In an ideal world you would be able to build all the different kernel architecture from the source one tree, but in practice that is not the case.
Instead you have to start with the 'source' RPM ( kernel-source-{version}.src.rpm ), using the appropriate spec file for the architecture you want to build (i386 xen in your case?).
Background...
If you look at your installation media (CDROM, DVD, FTP mirror site) there is a binary RPM in ./suse/i586/kernel-source-2.6.11.4-20a.i586.rpm
That RPM is a 'binary' RPM, that happens to contain just the kernel sources. Specifically these are kernel sources that were used to build the kernel-default-2.6.11.4-20a.i586.rpm 'binary' RPM
Note how these RPM's both end in '.i586.rpm'.

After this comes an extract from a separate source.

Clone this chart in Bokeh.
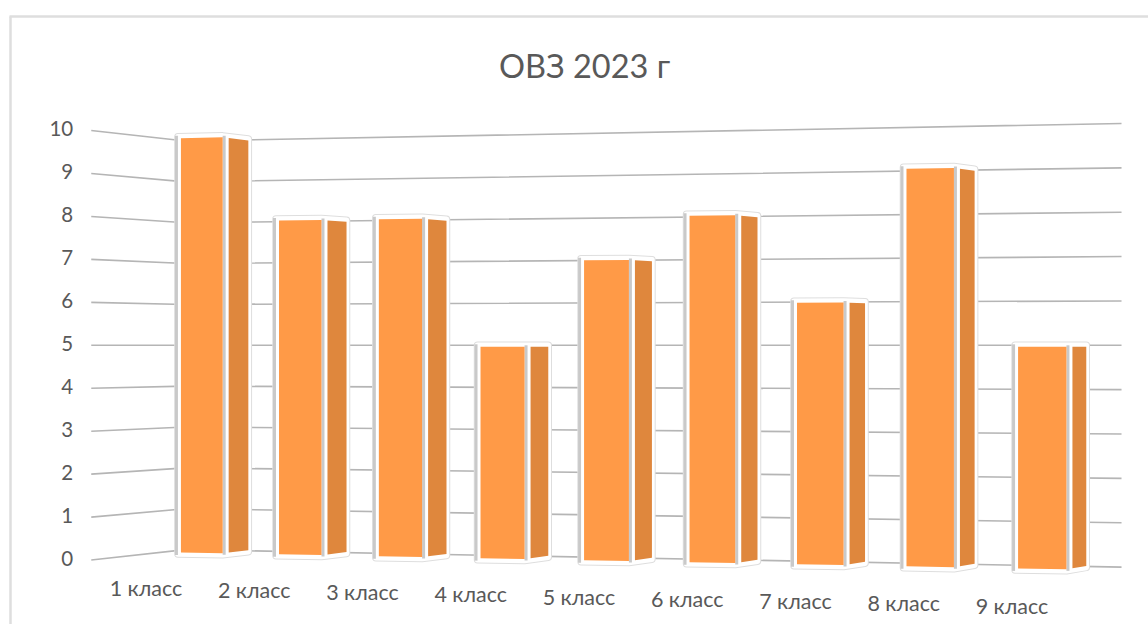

Both these binary RPM's were created from a 'source' RPM found in ./suse/src/kernel-source-2.6.11.4-20a.src.rpm
This source RPM contains kernel.org kernel, plus architecture specific patches (xen, uml, ppc, s390, itanic), plus architecture independant fixes, plus build instructions (spec files, scripts, Makefile).

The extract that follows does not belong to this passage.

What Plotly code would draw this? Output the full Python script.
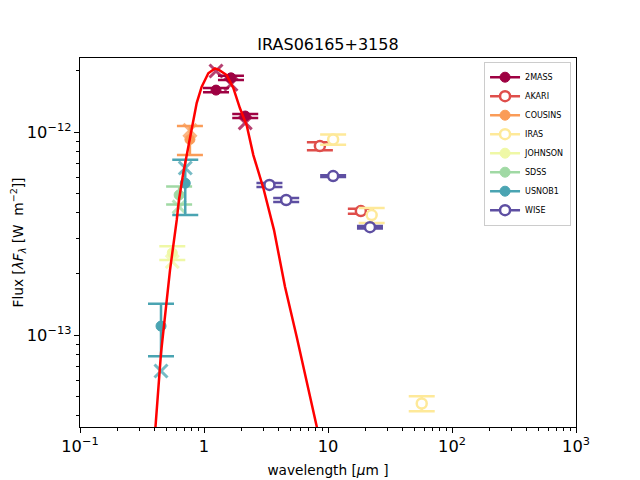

This is all described in much more detail and more accurately than I have done in the documentation found in /usr/share/doc/pakages/kernel-source/README.SUSE
One thing that the above documentation file does not mention is that kernel-source-{version}.src.rpm file alone is not sufficient. You also need a kernel-source-{arch}-{version}.nosrc.rpm file too. (except when you are building the kernel-default).
If you want to build the kernel-xen-2.6.11.4-21.9 binary RPM, you need to fetch:
ftp://your.suse.mirror/pub/suse/i386/update/9.3/rpm/src/kernel-source-2.6.11.4-21.9.src.rpm
ftp://your.suse.mirror/pub/suse/i386/update/9.3/rpm/src/kernel-xen-2.6.11.4-21.9.nosrc.rpm
Read up on 'man rpm' and 'man rpmbuild' for installing and building RPM files.
It will be difficult to build 2.6.11.4-21.8 because that is now gone from the suse site and its mirrors.
If you want to use a SuSE kernel and xen 3.0, then you will have to use the source RPM's (or binaries) that Kurt Garloff distibutes. His page is http://www.suse.de/~garloff/linux/xen/
and follow the link that reads 'SUSE Linux 10.0 RPMs' I haven't tried running a SuSE 10.0 kernel with a SuSE 9.3 install though. It may work.
Alternatively, you could use the kernel source that comes from the xensource.com or www.cl.cam.ac.uk sites. That might be much less effort too. You only really need to bother with the SuSE sources if you want a kernel that is as close as possible to something that SuSE ships.